VARIABLY PROTEASE-SENSITIVE PRIONOPATHY SHARES GENOTYPE CHARACTERISTICS WITH CREUTZFELDT-JAKOB DISEASE
August 13, 2010
CLEVELAND - A new sporadic prion protein disease has been discovered. Variably protease-sensitive prionopathy (VPSPr), as it has been named, is the second type of complete sporadic disease to be identified since Creutzfeldt-Jakob disease (CJD) was reported in the 1920s. The landmark finding from the National Prion Disease Pathology Surveillance Center at Case Western Reserve University is published in the August issue of Annals of Neurology.
Normally, the human prion protein gene comes in three types due to its capability to encode prion proteins that contain only the amino acid methionine, commonly identified as M, both methionine and valine, commonly identified as V, or only for the amino acid valine at position 129. Therefore, when it comes to the prion protein gene unaffected people can be identified as 129MM, 129MV or 129VV. Sporadic CJD (sCJD), which is the most common human prion disease, can affect patients who have any one of the three types of the prion protein gene. In 2008, Pierluigi Gambetti, MD, and Wen-Quan Zou, MD, PhD, with collaborators, reported the discovery of this novel disease, which affected patients who exhibit only one of the three types of the prion protein gene. In this follow-up study, they discovered that all three genetic groups can be affected also by this novel disease which now joins sCJD in displaying this feature. However, VPSPr is associated with an abnormal prion protein that exhibits characteristics very different from those of sCJD, as well as other prion diseases, suggesting that it may be caused by a different mechanism, perhaps more akin to other neurodegenerative diseases, such as Alzheimer’s disease. This finding may exemplify, for the first time, the possibility that the prion protein affects the brain with different mechanisms.
While examining cases received at the National Prion Disease Pathology Surveillance Center where he is the director, Dr. Gambetti observed that a subset of cases had clinical and pathological features quite different from those of all known types of human prion diseases. Further, after being tested for prion proteins via the Western blot – the gold standard of prion disease diagnosis – the cases were negative. Dr. Gambetti then collaborated with Dr. Zou, associate director at the center, to solve the riddle of a disease that exhibited some features of a prion disease in histopathological examination but was negative using the standard Western blot test.
Dr. Zou’s lab performed a full characterization of the disease and discovered that the VPSPr-associated abnormal prion protein formed a ladder-like electrophoretic profile on Western blot. “When I obtained the first Western blot result of these cases with a different antibody against prions, I was surprised that these cases consistently exhibited this particular profile; one that I had never seen in my more than 10 years of work on human prion diseases,” Dr. Zou, assistant professor of pathology at Case Western Reserve School of Medicine, recalls.
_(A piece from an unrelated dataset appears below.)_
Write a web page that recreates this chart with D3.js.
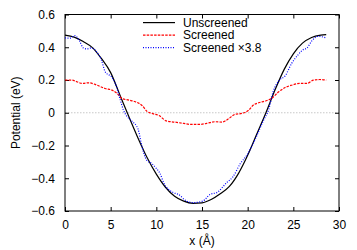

This ladder-like profile is quite distinctive and very different from the profile of common prion diseases. “Discovery of this unique type of prion provides solid evidence that this novel disease may possess a pathogenesis that is different from that of the major prion diseases currently known,” Dr. Zou adds.
Despite extensive research, a relatively large group of neurodegenerative diseases associated with dementia remain undefined. Before being discovered and characterized, VPSPr was one of the undefined dementing diseases. The discovery of VPSPr is chipping away at that group. In the two years since its discovery, more than 30 cases have been reported.
“If, as the current evidence indicates, the VPSPr mechanism of affecting the brain is different from that of other sporadic prion diseases, such as sCJD, the discovery of VPSPr would also provide the first example that the prion protein may spontaneously damage the brain with different mechanisms,” concludes Dr. Gambetti, professor of pathology at Case Western Reserve School of Medicine. “This might apply to other dementing illnesses as well, and has implications for the strategies that need to be followed to attain a cure.”
Drs. Gambetti and Zou, along with their extensive research team, plan to further characterize the abnormal prion protein associated with VPSPr as well as other important features of the protein, such as the disease’s propensity for transmission upon inoculation and its replication in test tubes. These features in VPSPr will be compared with those of sCJD to obtain a complete picture of how the abnormal prion protein attacks the brain in these two diseases.
This research was supported by funding from the National Institutes of Health, Centers for Disease Control and Prevention, Britton Fund, CJD Foundation, Alliance BioSecure, and University Center on Aging and Health with the support of the McGregor Foundation, and President’s Discretionary Fund (Case Western Reserve University).
Founded in 1843, Case Western Reserve University School of Medicine is the largest medical research institution in Ohio and is among the nation's top medical schools for research funding from the National Institutes of Health. The School of Medicine is recognized throughout the international medical community for outstanding achievements in teaching. The School's innovative and pioneering Western Reserve2 curriculum interweaves four themes--research and scholarship, clinical mastery, leadership, and civic professionalism--to prepare students for the practice of evidence-based medicine in the rapidly changing health care environment of the 21st century. Nine Nobel Laureates have been affiliated with the School of Medicine.